The Way We Were by Paul Burrell

The Way We Were by Paul Burrell

Author:Paul Burrell [Burrell, Paul]
Language: eng
Format: epub
ISBN: 978-0-06-204631-4
Publisher: HarperCollins
Published: 2006-04-11T04:00:00+00:00


The princess could disappear from KP to spend whole days in his one-bedroom flat, and the joy she derived from those occasions was immeasurable. Diana, Princess of Wales, would return to the luxury of Apartments 8 and 9, sit down with a glass of carrot juice and start to talk, as if she was an ordinary woman from middle England, about how she had spent the day in a poky, sparsely decorated flat, vacumming, polishing, dusting, doing the dishes, ironing piles of laundry, stripping and re-making his bed. She craved such normality, such ordinariness, such self-sufficiency away from the trappings of royalty that had both defined and stifled her.

“I don’t mind ironing shirts,” she said. “It reminds me of when I used to look after an American family and washed and ironed all theirs.”

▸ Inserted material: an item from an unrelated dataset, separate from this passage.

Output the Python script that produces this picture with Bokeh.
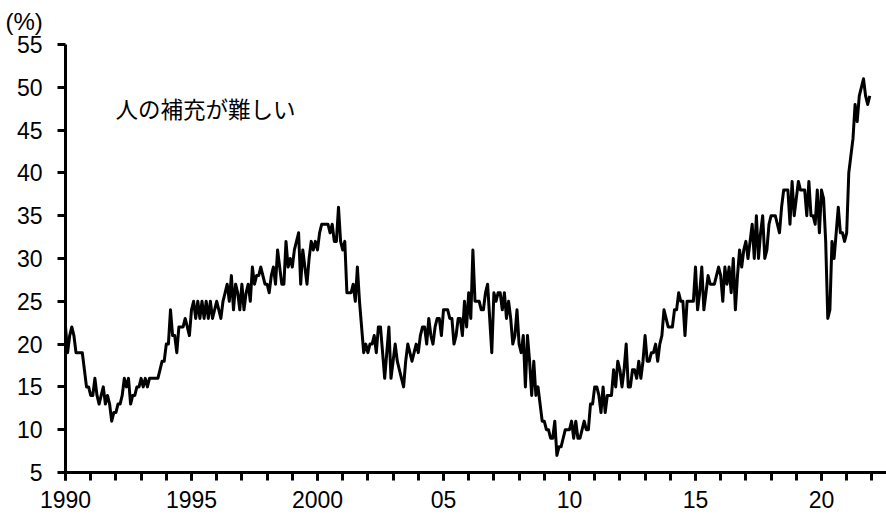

It transported her back to the days when, as an agency nanny, she had found work with Americans living in London — a job she juggled with her role at the Young England kindergarten in Pimlico, a private pre-school where she was a nursery assistant and drove around the capital in her Volkswagen Golf GTi. Then she dated her ‘officer and a gentleman’ boyfriend Rory Scott and, every weekend, ironed his shirts. A life so ordinary was repeating itself with Hasnat.

She mentioned how she had gone to his ‘bachelor pad’ and found days’ worth of pots, pans, plates and cups stacked in the kitchen sink, not to mention empty KFC boxes on the counter-tops. I asked her how she had reacted to that, expecting her to frown, but she told me how she had put on a pair of yellow rubber gloves and set about tackling the crockery mountain. Once more, history repeated itself.

Friends have recalled how in those days at the kindergarten she donned rubber gloves to help out in the kitchen there. Even at Balmoral she was known to find a pair of rubber gloves and muck in with someone else not averse to washing-up — Her Majesty the Queen. The princess would join her mother-in-law at the sink in the log cabin in the estate’s grounds to wash up after a summer barbecue.

Whether she was at the kitchen sink or in front of an ironing-board, the boss embraced domesticity with gusto — in much the same way that she embraced Hasnat’s family. In the summer of 1996, his grandmother was invited to tea at KP, and presented with a silver dish engraved ‘With much love, from Diana x’. She sent me out to Mothercare in Oxford Street to buy the latest double-buggy for his uncle, whose wife had given birth to twins; I had to root out all the boss’s maternity clothes, worn when she was pregnant with Harry, so that they could be lent. Both that year and in 1997, the boss took time out of her schedule to spend time with his family at their home in Pakistan — she went out of her way to gain their acceptance and met them all: mother, grandmother, aunts, uncles, nieces and nephews.